More than £1 billion has been spent on recruitment in the armed forces in just a few years, new figures reveal, prompting demands from MPs for urgent changes.
The Ministry of Defence (MoD) spending includes £752 million on a contract with Capita – £54 million more than was planned at this stage of the contract.
It comes amid widespread vacancies across the armed forces and repeated failures to hit recruitment targets.
The MoD said it was operating in a highly competitive job market and all spending was scrutinised.
Tory MP and former Army officer Johnny Mercer said: “It is clear that the military is currently experiencing a manpower crisis and with the amounts of public money being spent on recruitment, I would expect to see much improved results.
“Perhaps it is time for the MoD to review their recruiting practices to ensure that the public is getting proper value for money and that the military is having its manpower requirements satisfied.”
Annual spending has been steadily rising, peaking in 2015/16 at £42.2 million in the RAF and £41.3 million in the Navy.
Statistics released to Parliament, meanwhile, show £752 million has been spent on the recruiting partnering project with Capita since it was signed in February 2012.
The project’s business case forecast £698 million being spent at this stage, the end of the 2016/17 financial year.

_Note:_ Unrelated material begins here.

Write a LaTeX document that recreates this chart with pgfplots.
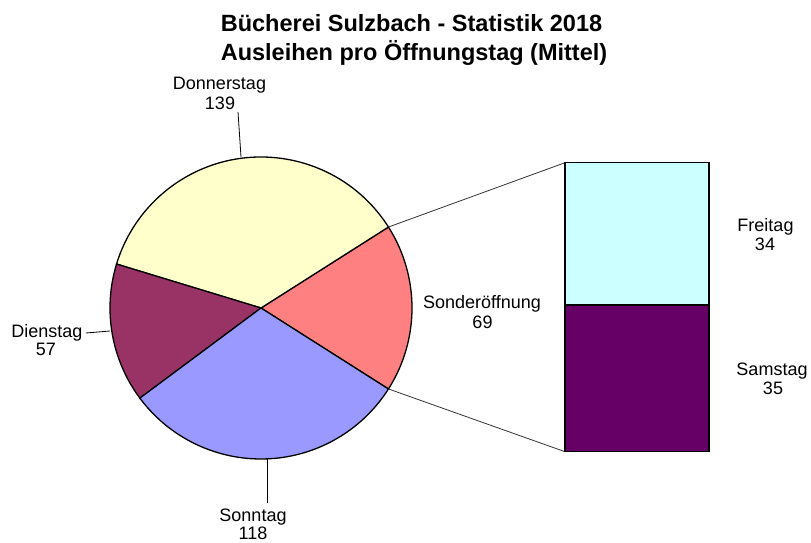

“The MoD’s total and repeated failure to manage the contract with Capita is deeply worrying,” said Nia Griffith, the shadow defence secretary.
“The company has fundamentally failed in its basic job of driving up Army numbers, with the latest figures showing that the Army is now smaller than it was last year.
“The MoD should urgently consider whether services could be delivered more effectively in-house by trained officers, instead of civilian staff who no doubt do their best but are being badly let down by Capita.”
Last week, it emerged that the £1.3 billion Capita contract had failed to deliver more than £100 million in planned savings so far.
The MoD says it is confident the 10-year contract will still deliver virtually the same level of savings over the life of the contract as originally forecast.
Under the contract, Capita has taken over recruitment in the Army and has also built the defence recruitment system, an IT system intended to handle recruitment across all the armed forces.
The project went live in November, five years after the original contract was signed, but this was immediately followed by reports of technical issues.
“With ministers now admitting that they’ve actually spent an extra £50 million, the claim that this private sector contract will save money overall is looking a lot less credible.”
According to the most recently available figures, the overall size of the Army fell to 77,440 in October, more than 4,000 short of its 82,000 target.
The RAF and Royal Navy are 5.8% and 3.5% below their personnel targets respectively, according to the same figures.
A report last year by Conservative former defence minister Mark Francois found that the Army is missing its annual recruitment target by as much as 30%, with the Royal Navy and RAF around 10% short.
“It is clearly evident by now that the Capita recruitment contract has not provided good value for money and last year the Army were 3,000 recruits short,” he said.
“If this under performance continues much longer, the MoD should look to alternatives and try and get out of the contract they currently have with Capita.”
An MoD spokesman said: “In a highly competitive job market the armed forces need to recruit high quality candidates in sufficient numbers to protect UK interests at home and abroad.
“Proactive advertising provides excellent exposure and is a proven way to recruit suitable personnel.
“We continue to scrutinise all spending in order to ensure we obtain value for money.
“The Army has enough people to perform its operational requirements that help keep Britain safe and has recruited around 8,000 people over the last year into a variety of posts.”